The Federal Communications Commission is scheduled to begin a rule-making process tomorrow that is widely expected to produce new regulations that will make it easier for large media companies to merge.

Rule changes could determine whether two top-rated Honolulu TV stations, Fox affiliate KHON and CBS affiliate KGMB, can be kept by an Indianapolis media conglomerate that has owned both stations for nearly two years under temporary FCC exemptions.

"The clear direction of this is deregulation," said Blair Levin, a former FCC official and now an analyst with Legg Mason. Levin said the agency will have to address whether eased regulations may limit media diversity.
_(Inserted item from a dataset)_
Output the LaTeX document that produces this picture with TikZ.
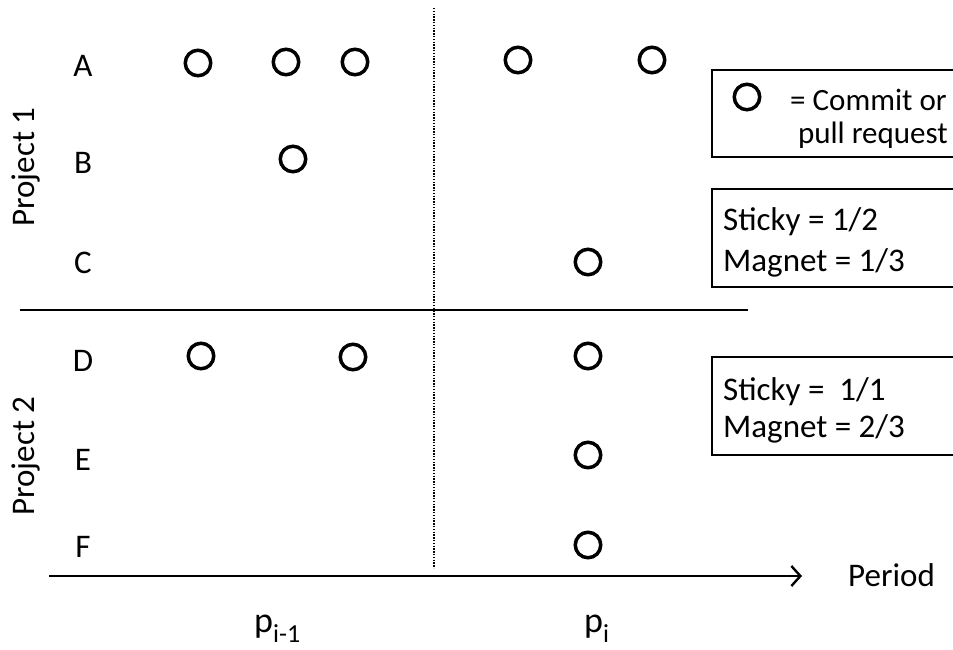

"What would people say if their cable companies, one newspaper in their town, half of the radio stations and 30 percent of the TV stations were all owned by the same company?" he said. "Where do the new lines get drawn?"

The FCC said in June that it would use this week's meeting to begin official reviews of two rules — one concerning the number of television and radio stations a company can own in one market, and another preventing any of the four major television networks from merging with each other.

The agency will also examine two rules that were rejected by an appeals court this year and sent back to the government. Those rules involved restrictions on the national reach of companies that own multiple television stations and on companies that want to own two television stations in the same market.

The FCC is already looking at a restriction that prohibits one company from owning a broadcast station and a newspaper in the same market, as well as a rule that limits radio station ownership.

The agency wants to combine its work on the various rules to make the regulations more consistent and able to survive legal challenges. The FCC has said its combined study and any potential changes to the rules are expected to be completed by spring 2003.

In Hawai'i, Emmis Communications Corp. continues to own KHON and KGMB even though its last FCC exemption expired July 1. An FCC spokesman said the agency doesn't anticipate taking any immediate enforcement action.

Emmis argues that the FCC is likely to relax or repeal the rule against owning two top-four-rated stations in one market, but also has asked for a year from the ruling date to sell one of the two stations if the rule is upheld.

Meanwhile, the Honolulu Community-Media Council last week asked the FCC to force Emmis to sell either KHON or KGMB, where Emmis has consolidated general manager positions and shared video footage for certain stories.

Emmis has said that operational efficiencies of owning two stations will allow it to enhance programming such as news.

FCC Chairman Michael Powell has expressed skepticism about broad ownership limits and concerns that many of the agency's rules are based on hunches rather than facts. Powell's comments have led to speculation the rules will be relaxed or repealed, leading to a wave of media mergers.

Consumer groups have warned that consolidation would lead to a handful of companies controlling all the information people receive as well as how they receive it.

Some Senate Democrats, including Commerce Committee Chairman Ernest Hollings of South Carolina, have opposed easing restrictions on media ownership. They argue that there already has been too much concentration in the market for TV, radio and other services.

A 1996 telecommunications law required the FCC to periodically review ownership rules in light of greater competition and other changes in the industry.